__Problem__.
Show every line in the records below that contains the word "matplotlib".

__Provided material__.
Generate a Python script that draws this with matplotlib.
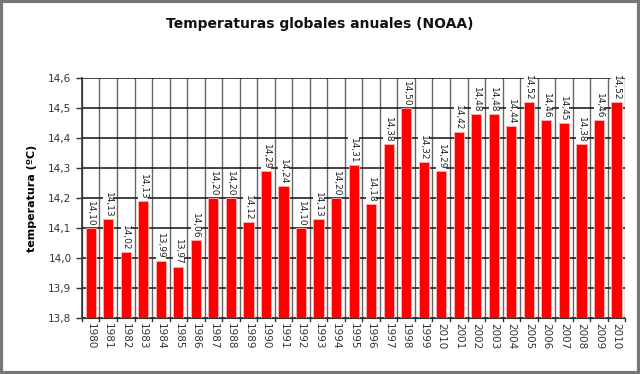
import matplotlib
matplotlib.use("Agg")
import matplotlib.pyplot as plt
from matplotlib.patches import Rectangle
import numpy as np

years = ["1980", "1981", "1982", "1983", "1984", "1985", "1986", "1987", "1988", "1989",
         "1990", "1991", "1992", "1993", "1994", "1995", "1996", "1997", "1998", "1999",
         "2010", "2001", "2002", "2003", "2004", "2005", "2006", "2007", "2008", "2009", "2010"]
temps = [14.10, 14.13, 14.02, 14.19, 13.99, 13.97, 14.06, 14.20, 14.20, 14.12,
         14.29, 14.24, 14.10, 14.13, 14.20, 14.31, 14.18, 14.38, 14.50, 14.32,
         14.29, 14.42, 14.48, 14.48, 14.44, 14.52, 14.46, 14.45, 14.38, 14.46, 14.52]
labels = ["14,10", "14,13", "14,02", "14,13", "13,99", "13,97", "14,06", "14,20", "14,20", "14,12",
          "14,29", "14,24", "14,10", "14,13", "14,20", "14,31", "14,18", "14,38", "14,50", "14,32",
          "14,29", "14,42", "14,48", "14,48", "14,44", "14,52", "14,46", "14,45", "14,38", "14,46", "14,52"]
yticks = [13.8, 13.9, 14.0, 14.1, 14.2, 14.3, 14.4, 14.5, 14.6]
ytick_labels = ["13,8", "13,9", "14,0", "14,1", "14,2", "14,3", "14,4", "14,5", "14,6"]

fig = plt.figure(figsize=(6.4, 3.74), dpi=100)
fig.patch.set_facecolor("white")
ax = fig.add_axes([0.128, 0.150, 0.849, 0.641])

x = np.arange(len(years))
ax.bar(x, [t - 13.8 for t in temps], bottom=13.8, width=0.58, color="#ff0000",
       edgecolor="#ffb0b0", linewidth=0.6, zorder=3)

for xi, t, lab in zip(x, temps, labels):
    ax.text(xi, t + 0.006, lab, rotation=-90, ha="center", va="bottom", fontsize=6.5,
            color="#222222", zorder=4, clip_on=False,
            bbox=dict(boxstyle="square,pad=0.08", facecolor="white", edgecolor="none"))

ax.set_xlim(-0.5, len(years) - 0.5)
ax.set_ylim(13.8, 14.6)
ax.set_yticks(yticks)
ax.set_yticklabels(ytick_labels, fontsize=7.5, color="#333333")
ax.set_xticks(x)
ax.set_xticklabels(years, rotation=-90, fontsize=7.5, color="#333333")
ax.tick_params(axis="x", length=0, pad=4)
ax.tick_params(axis="y", length=4, width=1, color="#333333")

# category boundary gridlines
for b in np.arange(-0.5, len(years), 1.0):
    ax.axvline(b, color="#666666", linewidth=1.0, zorder=1)
    ax.plot([b, b], [13.8, 13.8 - 0.012], color="#333333", linewidth=1, clip_on=False)
for yt in yticks:
    ax.axhline(yt, color="#222222", linewidth=1.2, zorder=1)

for s in ["top", "right"]:
    ax.spines[s].set_visible(False)
ax.spines["left"].set_color("#333333")
ax.spines["bottom"].set_color("#333333")
ax.spines["left"].set_linewidth(1.2)

ax.set_ylabel("temperatura (ºC)", fontsize=8, fontweight="bold", labelpad=8)

fig.text(0.5, 0.935, "Temperaturas globales anuales (NOAA)", ha="center", va="center",
         fontsize=10, fontweight="semibold", color="#111111")

fig.patches.append(Rectangle((0.002, 0.004), 0.996, 0.992, transform=fig.transFigure,
                             fill=False, edgecolor="#777777", linewidth=3))

fig.savefig("out.png", dpi=100)
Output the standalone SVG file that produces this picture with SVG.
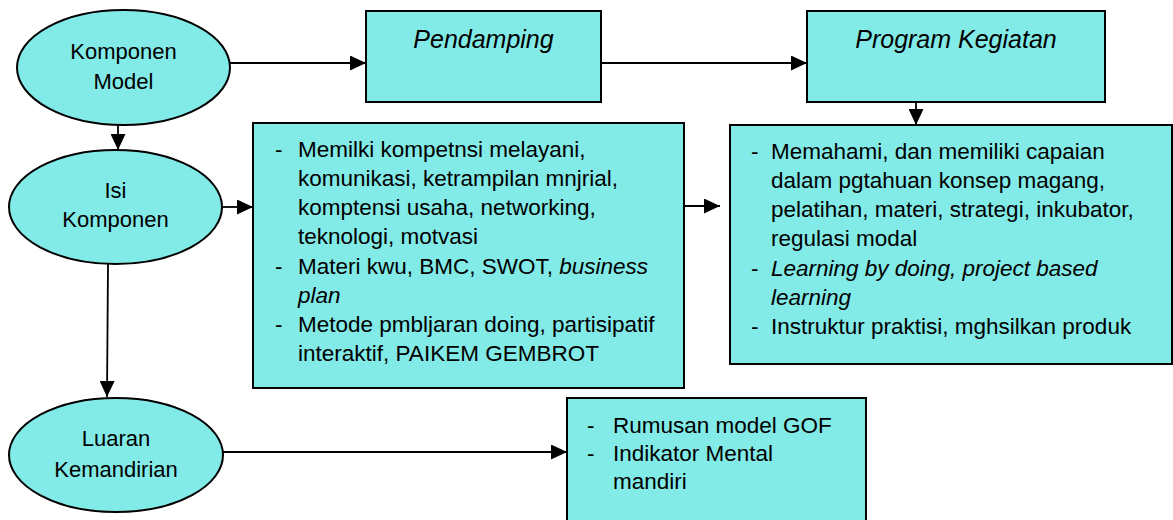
<svg xmlns="http://www.w3.org/2000/svg" width="1173" height="520" viewBox="0 0 1173 520">
<defs>
<marker id="ah" markerUnits="userSpaceOnUse" markerWidth="16" markerHeight="15" refX="16" refY="7.5" orient="auto">
<path d="M0,0 L16,7.5 L0,15 z" fill="#000"/>
</marker>
<style>
.shape{fill:#82EAE7;stroke:#000;stroke-width:2}
.conn{fill:none;stroke:#000;stroke-width:1.8;marker-end:url(#ah)}
text{font-family:"Liberation Sans",Arial,sans-serif;font-size:22.5px;fill:#000}
.c{text-anchor:middle;font-size:22px}
.t{font-size:25px;font-style:italic}
.i{font-style:italic}
</style>
</defs>
<rect width="1173" height="520" fill="#fff"/>
<g id="connectors">
<line class="conn" x1="230" y1="63" x2="366" y2="63"/>
<line class="conn" x1="601" y1="63" x2="807" y2="63"/>
<line class="conn" x1="916" y1="102" x2="916" y2="125"/>
<line class="conn" x1="118" y1="125" x2="118" y2="150"/>
<line class="conn" x1="222" y1="207" x2="253" y2="207"/>
<line class="conn" x1="684" y1="206" x2="720" y2="206"/>
<line class="conn" x1="108" y1="264" x2="107" y2="397"/>
<line class="conn" x1="223" y1="452" x2="567" y2="452"/>
</g>
<g id="komponen-model">
<ellipse class="shape" cx="123.5" cy="67.5" rx="106.5" ry="57.5"/>
<text class="c" x="123.5" y="59">Komponen</text>
<text class="c" x="123.5" y="89">Model</text>
</g>
<g id="pendamping">
<rect class="shape" x="366" y="11" width="235" height="91"/>
<text class="c t" x="483.5" y="48">Pendamping</text>
</g>
<g id="program-kegiatan">
<rect class="shape" x="807" y="11" width="298" height="91"/>
<text class="c t" x="956" y="48">Program Kegiatan</text>
</g>
<g id="isi-komponen">
<ellipse class="shape" cx="115.5" cy="207" rx="106.5" ry="57"/>
<text class="c" x="115.5" y="198">Isi</text>
<text class="c" x="115.5" y="227">Komponen</text>
</g>
<g id="isi-pendamping">
<rect class="shape" x="253" y="123" width="431" height="265"/>
<text x="275" y="157">-</text><text x="298" y="157">Memilki kompetnsi melayani,</text>
<text x="298" y="186">komunikasi, ketrampilan mnjrial,</text>
<text x="298" y="215">komptensi usaha, networking,</text>
<text x="298" y="244">teknologi, motvasi</text>
<text x="275" y="274">-</text><text x="298" y="274">Materi kwu, BMC, SWOT, <tspan class="i">business</tspan></text>
<text x="298" y="303" class="i">plan</text>
<text x="275" y="332">-</text><text x="298" y="332">Metode pmbljaran doing, partisipatif</text>
<text x="298" y="361">interaktif, PAIKEM GEMBROT</text>
</g>
<g id="isi-program">
<rect class="shape" x="730" y="125" width="442" height="239"/>
<text x="751" y="159">-</text><text x="771" y="159">Memahami, dan memiliki capaian</text>
<text x="771" y="188">dalam pgtahuan konsep magang,</text>
<text x="771" y="217">pelatihan, materi, strategi, inkubator,</text>
<text x="771" y="246">regulasi modal</text>
<text x="751" y="276">-</text><text x="771" y="276" class="i">Learning by doing, project based</text>
<text x="771" y="305" class="i">learning</text>
<text x="751" y="334">-</text><text x="771" y="334">Instruktur praktisi, mghsilkan produk</text>
</g>
<g id="luaran-kemandirian">
<ellipse class="shape" cx="116" cy="455" rx="107" ry="57"/>
<text class="c" x="116" y="446">Luaran</text>
<text class="c" x="116" y="477">Kemandirian</text>
</g>
<g id="isi-luaran">
<rect class="shape" x="567" y="398" width="299" height="126"/>
<text x="587" y="433">-</text><text x="613" y="433">Rumusan model GOF</text>
<text x="587" y="461">-</text><text x="613" y="461">Indikator Mental</text>
<text x="613" y="489">mandiri</text>
</g>
</svg>
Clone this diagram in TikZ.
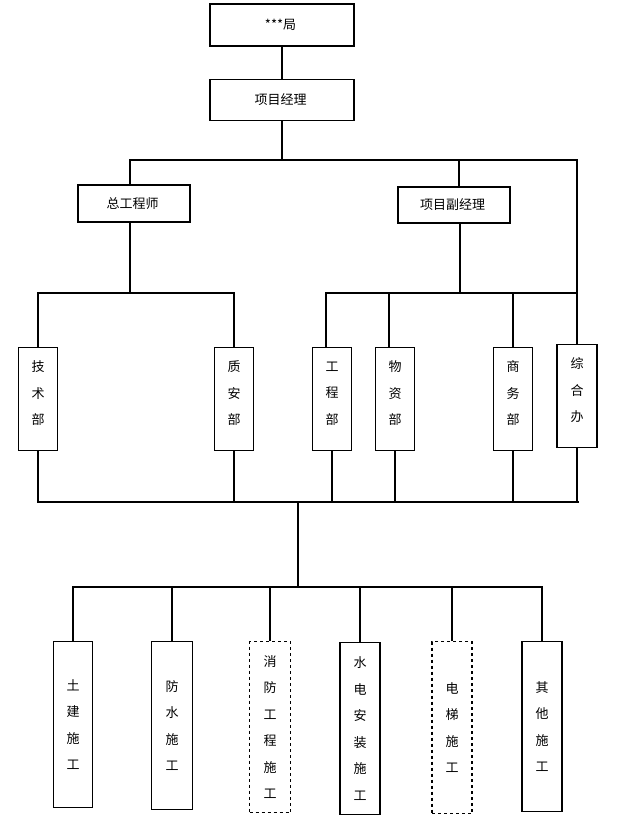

__Task result__.
Generate a Python script that draws this with matplotlib.
import matplotlib
matplotlib.use("Agg")
import matplotlib.pyplot as plt
from matplotlib.patches import Rectangle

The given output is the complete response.